Again we noted the differences between the churches. The pastor, Samuel Manfrotto, comes from a General Baptist church. He is also a consummate musician. The style of worship is traditional (hymns only, drum sets being anathema) and influenced by the American Baptist desire for choirs and choir robes!

But in four years, the church has grown from nil to 60, and a regular attendance of double that number. Mostyn spoke excellently on the two nights we were there, on the ‘Glory of God in missions’ and ‘Being sent as Jesus was sent’.


Friday came, and by this time we were looking forward to a completely free day. The final leg of our journey to Tucumán was the shortest of our trip. We had a scenic ride up through the mountains and down into an area famous for the cultivation of sugar, tobacco and lemons.

Pastor Raúl Oliva was waiting for us at the hotel and greeted us warmly. Here Mostyn spoke to the leaders on Saturday morning and then preached to the church in the evening, expounding two passages from Deuteronomy, and a third one on Sunday morning.

Monday was a bank holiday and the church gathered together for a day conference. Also the pastor and three members from Catamarca were present, having left their homes at 3.00am to be there.

Mostyn took the same themes as he began with ten days before, on the meaning of being evangelical and reformed, and also responded to questions.

I have been in contact with this congregation during the last three years and there is a consolidation in the membership, with a growing understanding of the implications of the doctrines of grace, as was shown during the question session.

The regular attendance is around 200. Pastor Oliva has a radio programme and ministry in other parts of Argentina. He has progressed from Arminian to Calvinist, via a period as an ‘apostle’.

In contrast to the church in Catamarca, the style of worship is more contemporary, but there is a seriousness about the folk and good listening to the Word preached. Raúl often preaches for more than 50 minutes.

Things in common

Despite some of the perceived differences, these churches have many things in common. Firstly, most of them are young churches enjoying a time of spiritual blessing. Secondly they share the 1689 Confession of faith. Thirdly, there is a need to strengthen contact between them, despite the distances involved.

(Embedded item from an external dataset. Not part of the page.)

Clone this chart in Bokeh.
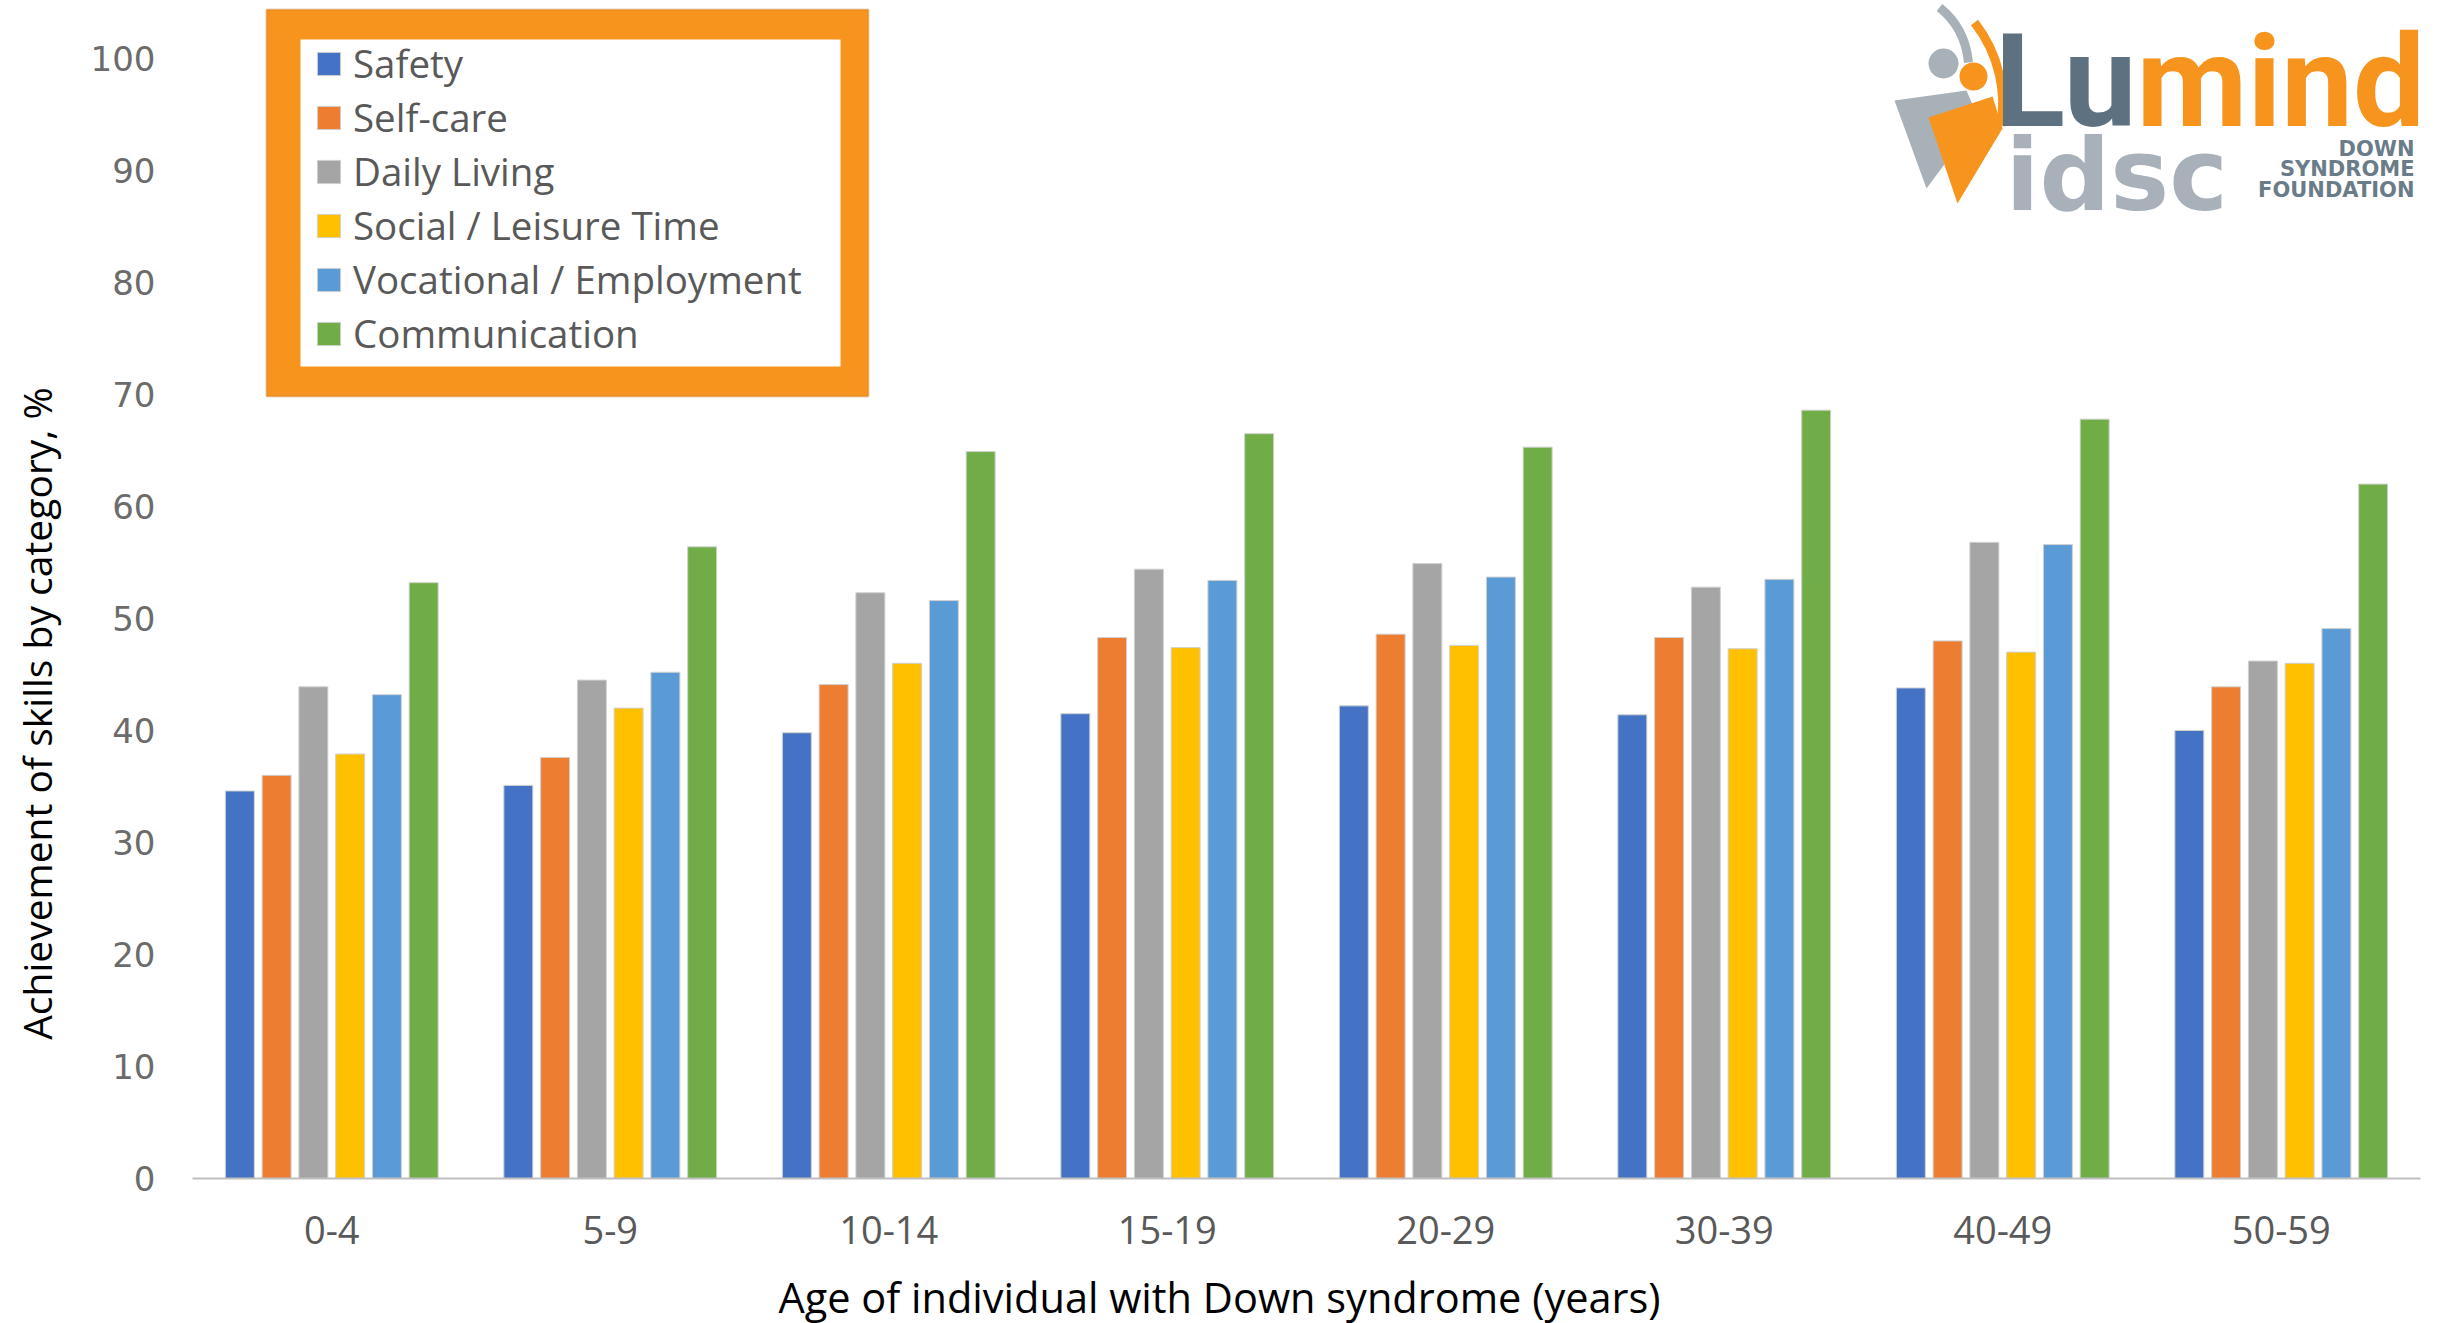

Then, each church, in different ways, needs to think through how doctrine applies to all areas of church life, including worship.

One interesting feature is that they all seem to be attracting university students. This is perhaps not surprising, given the paucity of good teaching in most churches and the lack of a coherent world view amongst Argentine evangelicals — something only the Reformed faith can offer.

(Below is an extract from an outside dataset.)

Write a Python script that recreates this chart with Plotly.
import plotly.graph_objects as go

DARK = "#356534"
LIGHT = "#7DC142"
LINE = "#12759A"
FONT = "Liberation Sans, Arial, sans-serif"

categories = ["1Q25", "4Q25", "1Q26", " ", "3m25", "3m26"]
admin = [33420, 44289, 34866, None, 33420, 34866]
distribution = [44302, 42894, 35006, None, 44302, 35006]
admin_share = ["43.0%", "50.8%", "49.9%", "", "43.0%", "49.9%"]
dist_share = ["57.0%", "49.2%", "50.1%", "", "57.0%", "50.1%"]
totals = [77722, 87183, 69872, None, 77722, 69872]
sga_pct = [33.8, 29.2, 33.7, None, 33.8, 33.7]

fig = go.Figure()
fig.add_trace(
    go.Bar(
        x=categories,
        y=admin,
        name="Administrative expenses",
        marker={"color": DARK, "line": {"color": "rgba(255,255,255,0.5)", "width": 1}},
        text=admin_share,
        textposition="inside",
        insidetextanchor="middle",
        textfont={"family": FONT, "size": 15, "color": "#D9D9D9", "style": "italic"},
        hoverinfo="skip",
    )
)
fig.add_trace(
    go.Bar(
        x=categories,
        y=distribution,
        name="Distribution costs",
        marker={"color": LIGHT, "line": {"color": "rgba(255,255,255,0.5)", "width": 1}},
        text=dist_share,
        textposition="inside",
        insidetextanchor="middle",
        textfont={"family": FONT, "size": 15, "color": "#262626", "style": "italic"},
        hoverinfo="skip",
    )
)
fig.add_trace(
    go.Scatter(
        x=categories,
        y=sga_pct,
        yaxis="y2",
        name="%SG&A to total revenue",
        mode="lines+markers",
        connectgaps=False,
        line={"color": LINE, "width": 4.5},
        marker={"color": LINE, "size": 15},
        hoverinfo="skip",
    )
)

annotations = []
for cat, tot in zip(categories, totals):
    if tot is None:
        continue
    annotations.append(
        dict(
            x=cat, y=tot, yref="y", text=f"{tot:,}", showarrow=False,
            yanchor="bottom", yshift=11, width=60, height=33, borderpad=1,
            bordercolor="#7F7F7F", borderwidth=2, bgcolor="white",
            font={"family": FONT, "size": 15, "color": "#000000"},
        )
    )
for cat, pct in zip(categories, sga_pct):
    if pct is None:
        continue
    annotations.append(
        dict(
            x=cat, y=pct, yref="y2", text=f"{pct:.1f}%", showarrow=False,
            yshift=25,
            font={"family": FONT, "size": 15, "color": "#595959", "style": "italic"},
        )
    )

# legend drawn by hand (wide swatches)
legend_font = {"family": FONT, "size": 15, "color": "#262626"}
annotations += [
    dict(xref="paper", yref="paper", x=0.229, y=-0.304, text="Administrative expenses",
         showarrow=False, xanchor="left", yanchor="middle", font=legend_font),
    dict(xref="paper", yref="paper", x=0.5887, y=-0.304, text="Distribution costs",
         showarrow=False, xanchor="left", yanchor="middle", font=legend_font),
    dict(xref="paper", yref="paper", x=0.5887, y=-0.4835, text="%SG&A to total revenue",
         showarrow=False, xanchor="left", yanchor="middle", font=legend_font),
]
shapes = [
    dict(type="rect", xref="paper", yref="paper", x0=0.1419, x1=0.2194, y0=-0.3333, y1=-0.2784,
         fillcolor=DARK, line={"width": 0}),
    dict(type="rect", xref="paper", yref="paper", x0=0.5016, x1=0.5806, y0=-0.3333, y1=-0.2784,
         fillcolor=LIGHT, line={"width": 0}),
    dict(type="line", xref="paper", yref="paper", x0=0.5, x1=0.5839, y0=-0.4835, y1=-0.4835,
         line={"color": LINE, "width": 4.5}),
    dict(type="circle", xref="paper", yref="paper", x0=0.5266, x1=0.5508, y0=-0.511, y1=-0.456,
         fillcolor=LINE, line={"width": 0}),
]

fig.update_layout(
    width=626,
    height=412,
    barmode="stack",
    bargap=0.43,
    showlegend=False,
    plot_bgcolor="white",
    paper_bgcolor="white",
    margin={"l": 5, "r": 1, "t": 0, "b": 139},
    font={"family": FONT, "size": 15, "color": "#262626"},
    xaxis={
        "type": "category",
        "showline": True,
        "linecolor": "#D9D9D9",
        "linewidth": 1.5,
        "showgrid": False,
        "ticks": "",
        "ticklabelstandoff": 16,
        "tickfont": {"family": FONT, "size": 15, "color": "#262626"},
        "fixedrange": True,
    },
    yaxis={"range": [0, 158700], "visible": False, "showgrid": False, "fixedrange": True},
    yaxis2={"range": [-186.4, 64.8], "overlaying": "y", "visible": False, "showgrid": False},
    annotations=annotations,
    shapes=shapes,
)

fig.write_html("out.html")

There is also a great need to strengthen expository preaching gifts. They all share the weakness of only one Sunday service.

God’s goodness

Mostyn Roberts spoke 20 times in 11 days, and was well served by Daniel Rolls in translating. The messages have been recorded and are mostly available on the internet.

Tuesday morning and Mostyn took the easy way back to Buenos Aires — and probably slept on the plane! But we had to drive a thousand miles before we got into bed at 4.00am the following morning.

We praise God for his immense goodness to us and his ample provision. Most of the churches shared in the cost of our ministry, which was very encouraging, and we enjoyed warm, Christ-centred fellowship everywhere we went. And we heard the Word of God clearly proclaimed, with passion and conviction.

Trevor Routley

Trevor Routley was sent as a missionary to Argentina by Welwyn Evangelical Church, and is now retired and still working there.